-- Begin Provided data --

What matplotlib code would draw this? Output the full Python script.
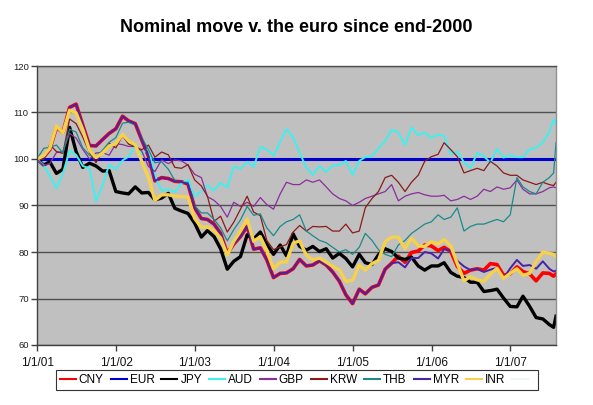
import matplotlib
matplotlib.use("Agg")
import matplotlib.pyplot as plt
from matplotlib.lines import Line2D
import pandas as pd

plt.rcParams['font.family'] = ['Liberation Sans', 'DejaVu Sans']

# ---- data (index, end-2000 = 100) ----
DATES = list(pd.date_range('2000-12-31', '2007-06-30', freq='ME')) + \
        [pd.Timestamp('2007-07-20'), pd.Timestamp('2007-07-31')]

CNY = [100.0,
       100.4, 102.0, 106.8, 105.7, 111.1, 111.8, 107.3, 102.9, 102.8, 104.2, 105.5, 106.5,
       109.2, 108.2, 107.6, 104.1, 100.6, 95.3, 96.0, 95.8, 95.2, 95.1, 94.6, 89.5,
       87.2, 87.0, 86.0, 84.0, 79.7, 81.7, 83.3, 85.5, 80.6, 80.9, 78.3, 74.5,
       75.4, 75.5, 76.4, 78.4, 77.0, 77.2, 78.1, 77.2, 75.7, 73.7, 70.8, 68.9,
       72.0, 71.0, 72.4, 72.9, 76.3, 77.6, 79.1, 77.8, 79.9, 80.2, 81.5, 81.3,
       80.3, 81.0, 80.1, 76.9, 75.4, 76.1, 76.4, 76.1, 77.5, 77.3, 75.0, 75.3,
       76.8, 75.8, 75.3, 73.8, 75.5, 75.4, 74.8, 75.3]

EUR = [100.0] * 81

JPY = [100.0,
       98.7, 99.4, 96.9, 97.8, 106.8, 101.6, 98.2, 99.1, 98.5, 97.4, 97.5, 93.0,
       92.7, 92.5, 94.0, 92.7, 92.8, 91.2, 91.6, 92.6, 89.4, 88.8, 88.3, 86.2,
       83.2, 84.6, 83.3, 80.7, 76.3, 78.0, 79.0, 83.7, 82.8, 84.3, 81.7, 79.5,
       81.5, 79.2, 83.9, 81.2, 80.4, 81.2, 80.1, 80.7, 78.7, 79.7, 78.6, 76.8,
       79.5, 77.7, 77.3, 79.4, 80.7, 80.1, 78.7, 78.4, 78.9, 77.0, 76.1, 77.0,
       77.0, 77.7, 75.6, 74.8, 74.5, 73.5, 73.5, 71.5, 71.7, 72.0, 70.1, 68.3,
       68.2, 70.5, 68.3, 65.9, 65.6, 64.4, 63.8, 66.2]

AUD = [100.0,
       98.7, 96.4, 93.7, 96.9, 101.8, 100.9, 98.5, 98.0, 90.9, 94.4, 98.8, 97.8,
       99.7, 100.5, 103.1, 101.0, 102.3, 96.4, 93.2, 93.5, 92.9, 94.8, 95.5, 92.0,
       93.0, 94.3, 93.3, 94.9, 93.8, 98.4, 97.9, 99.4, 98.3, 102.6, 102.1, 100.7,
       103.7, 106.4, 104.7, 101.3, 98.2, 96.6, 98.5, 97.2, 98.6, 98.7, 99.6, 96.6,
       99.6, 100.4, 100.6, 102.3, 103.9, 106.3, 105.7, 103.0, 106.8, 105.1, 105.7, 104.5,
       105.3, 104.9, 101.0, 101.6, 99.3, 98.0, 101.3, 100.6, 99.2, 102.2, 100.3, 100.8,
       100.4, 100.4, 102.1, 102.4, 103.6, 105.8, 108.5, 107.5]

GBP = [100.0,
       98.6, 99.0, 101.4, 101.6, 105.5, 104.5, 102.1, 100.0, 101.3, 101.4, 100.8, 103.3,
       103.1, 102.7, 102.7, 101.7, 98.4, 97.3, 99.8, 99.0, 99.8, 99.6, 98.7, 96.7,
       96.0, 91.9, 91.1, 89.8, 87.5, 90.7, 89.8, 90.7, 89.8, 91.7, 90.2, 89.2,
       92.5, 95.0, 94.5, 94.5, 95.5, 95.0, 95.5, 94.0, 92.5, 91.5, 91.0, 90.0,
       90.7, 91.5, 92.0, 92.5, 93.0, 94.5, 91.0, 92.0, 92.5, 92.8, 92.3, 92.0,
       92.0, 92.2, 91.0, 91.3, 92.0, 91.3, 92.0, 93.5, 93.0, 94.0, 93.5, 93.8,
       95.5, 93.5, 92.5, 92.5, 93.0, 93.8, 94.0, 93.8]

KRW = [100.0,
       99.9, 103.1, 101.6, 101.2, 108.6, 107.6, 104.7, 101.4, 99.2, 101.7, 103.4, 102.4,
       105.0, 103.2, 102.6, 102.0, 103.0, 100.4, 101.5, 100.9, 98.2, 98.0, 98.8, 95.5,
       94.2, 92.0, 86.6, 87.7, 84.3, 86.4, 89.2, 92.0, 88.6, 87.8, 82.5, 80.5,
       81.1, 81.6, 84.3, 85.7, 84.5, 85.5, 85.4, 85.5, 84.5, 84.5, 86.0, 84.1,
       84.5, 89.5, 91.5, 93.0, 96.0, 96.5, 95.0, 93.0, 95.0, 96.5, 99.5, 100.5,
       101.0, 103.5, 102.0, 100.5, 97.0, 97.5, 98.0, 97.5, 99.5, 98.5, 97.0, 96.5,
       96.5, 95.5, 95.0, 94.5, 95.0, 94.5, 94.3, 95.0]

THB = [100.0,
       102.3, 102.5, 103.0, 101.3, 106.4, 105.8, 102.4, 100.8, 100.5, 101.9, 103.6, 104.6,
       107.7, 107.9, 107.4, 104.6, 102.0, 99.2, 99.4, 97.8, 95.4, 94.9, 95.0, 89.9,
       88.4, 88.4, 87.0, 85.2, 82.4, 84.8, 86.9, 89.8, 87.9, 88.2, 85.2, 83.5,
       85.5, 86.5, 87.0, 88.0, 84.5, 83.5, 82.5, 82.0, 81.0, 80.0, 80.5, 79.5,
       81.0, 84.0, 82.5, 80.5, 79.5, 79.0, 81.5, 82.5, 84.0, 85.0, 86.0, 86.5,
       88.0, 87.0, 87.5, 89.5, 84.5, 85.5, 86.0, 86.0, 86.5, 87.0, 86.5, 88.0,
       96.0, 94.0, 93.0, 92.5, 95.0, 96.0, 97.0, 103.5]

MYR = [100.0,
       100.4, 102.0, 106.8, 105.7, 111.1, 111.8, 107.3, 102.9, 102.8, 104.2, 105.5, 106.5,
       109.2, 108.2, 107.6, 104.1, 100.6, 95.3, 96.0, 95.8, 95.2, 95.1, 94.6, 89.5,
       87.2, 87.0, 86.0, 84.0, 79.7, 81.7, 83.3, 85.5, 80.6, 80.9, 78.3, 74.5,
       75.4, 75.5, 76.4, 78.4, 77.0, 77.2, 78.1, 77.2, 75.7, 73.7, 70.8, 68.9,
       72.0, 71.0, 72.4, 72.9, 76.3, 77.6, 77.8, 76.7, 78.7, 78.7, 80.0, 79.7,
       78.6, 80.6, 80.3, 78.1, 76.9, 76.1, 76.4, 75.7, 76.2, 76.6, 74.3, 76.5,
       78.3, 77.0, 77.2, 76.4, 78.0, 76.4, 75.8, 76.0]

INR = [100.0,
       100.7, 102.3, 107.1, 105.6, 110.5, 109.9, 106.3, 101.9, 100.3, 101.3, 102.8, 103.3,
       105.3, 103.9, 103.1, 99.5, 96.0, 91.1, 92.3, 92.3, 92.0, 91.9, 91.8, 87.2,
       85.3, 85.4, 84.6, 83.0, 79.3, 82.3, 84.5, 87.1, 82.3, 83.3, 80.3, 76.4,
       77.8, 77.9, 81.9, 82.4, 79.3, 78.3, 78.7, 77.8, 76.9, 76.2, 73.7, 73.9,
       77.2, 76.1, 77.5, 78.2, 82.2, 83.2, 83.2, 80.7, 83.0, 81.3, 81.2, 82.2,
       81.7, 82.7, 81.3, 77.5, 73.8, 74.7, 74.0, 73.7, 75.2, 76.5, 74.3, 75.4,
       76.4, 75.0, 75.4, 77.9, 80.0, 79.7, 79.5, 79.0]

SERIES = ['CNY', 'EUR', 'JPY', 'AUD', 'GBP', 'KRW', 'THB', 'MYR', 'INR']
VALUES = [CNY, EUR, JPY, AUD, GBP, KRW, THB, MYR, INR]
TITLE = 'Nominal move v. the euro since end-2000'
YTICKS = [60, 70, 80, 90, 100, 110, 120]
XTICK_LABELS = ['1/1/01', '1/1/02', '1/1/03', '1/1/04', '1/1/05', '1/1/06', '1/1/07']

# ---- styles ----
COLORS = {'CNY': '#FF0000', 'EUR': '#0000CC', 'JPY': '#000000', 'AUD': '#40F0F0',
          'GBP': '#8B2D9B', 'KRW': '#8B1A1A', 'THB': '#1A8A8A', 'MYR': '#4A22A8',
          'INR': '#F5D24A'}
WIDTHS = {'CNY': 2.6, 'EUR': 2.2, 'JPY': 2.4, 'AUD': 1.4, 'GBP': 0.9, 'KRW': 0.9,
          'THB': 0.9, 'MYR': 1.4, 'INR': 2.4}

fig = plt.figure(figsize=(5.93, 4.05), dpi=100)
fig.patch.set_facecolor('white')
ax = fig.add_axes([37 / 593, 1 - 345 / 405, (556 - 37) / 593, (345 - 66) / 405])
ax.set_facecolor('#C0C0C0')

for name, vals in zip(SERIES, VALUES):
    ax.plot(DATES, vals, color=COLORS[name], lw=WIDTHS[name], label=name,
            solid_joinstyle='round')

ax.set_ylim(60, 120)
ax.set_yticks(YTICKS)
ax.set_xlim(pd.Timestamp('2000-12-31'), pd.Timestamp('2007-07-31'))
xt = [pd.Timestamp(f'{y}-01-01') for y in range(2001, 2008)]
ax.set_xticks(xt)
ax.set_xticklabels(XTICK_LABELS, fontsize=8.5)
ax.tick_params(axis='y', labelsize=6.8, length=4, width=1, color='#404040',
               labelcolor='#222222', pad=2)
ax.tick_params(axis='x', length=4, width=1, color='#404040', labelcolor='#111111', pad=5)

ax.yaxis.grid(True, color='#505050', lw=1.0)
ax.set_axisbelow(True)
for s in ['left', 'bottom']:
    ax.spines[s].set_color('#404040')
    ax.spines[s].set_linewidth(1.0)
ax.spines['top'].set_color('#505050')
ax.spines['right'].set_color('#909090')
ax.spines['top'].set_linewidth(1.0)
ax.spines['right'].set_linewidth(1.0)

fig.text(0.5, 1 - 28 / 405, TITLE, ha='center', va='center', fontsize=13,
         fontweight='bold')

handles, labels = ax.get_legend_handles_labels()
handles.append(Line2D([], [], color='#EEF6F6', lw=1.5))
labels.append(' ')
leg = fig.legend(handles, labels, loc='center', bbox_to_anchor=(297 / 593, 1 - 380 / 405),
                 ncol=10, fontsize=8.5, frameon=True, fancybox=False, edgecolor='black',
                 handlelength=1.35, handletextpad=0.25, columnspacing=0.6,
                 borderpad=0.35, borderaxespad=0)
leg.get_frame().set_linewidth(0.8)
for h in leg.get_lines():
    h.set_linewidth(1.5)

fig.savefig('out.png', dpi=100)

-- End Provided data --

→ **Task instructions**
Repeat, with no pictures, each line from the beginning of the data through the line containing "[pd.Timestamp('2007-07-20'), pd.Timestamp('2007-07-31')]", inclusive.

→ **Final answer**
What matplotlib code would draw this? Output the full Python script.
import matplotlib
matplotlib.use("Agg")
import matplotlib.pyplot as plt
from matplotlib.lines import Line2D
import pandas as pd

plt.rcParams['font.family'] = ['Liberation Sans', 'DejaVu Sans']

# ---- data (index, end-2000 = 100) ----
DATES = list(pd.date_range('2000-12-31', '2007-06-30', freq='ME')) + \
        [pd.Timestamp('2007-07-20'), pd.Timestamp('2007-07-31')]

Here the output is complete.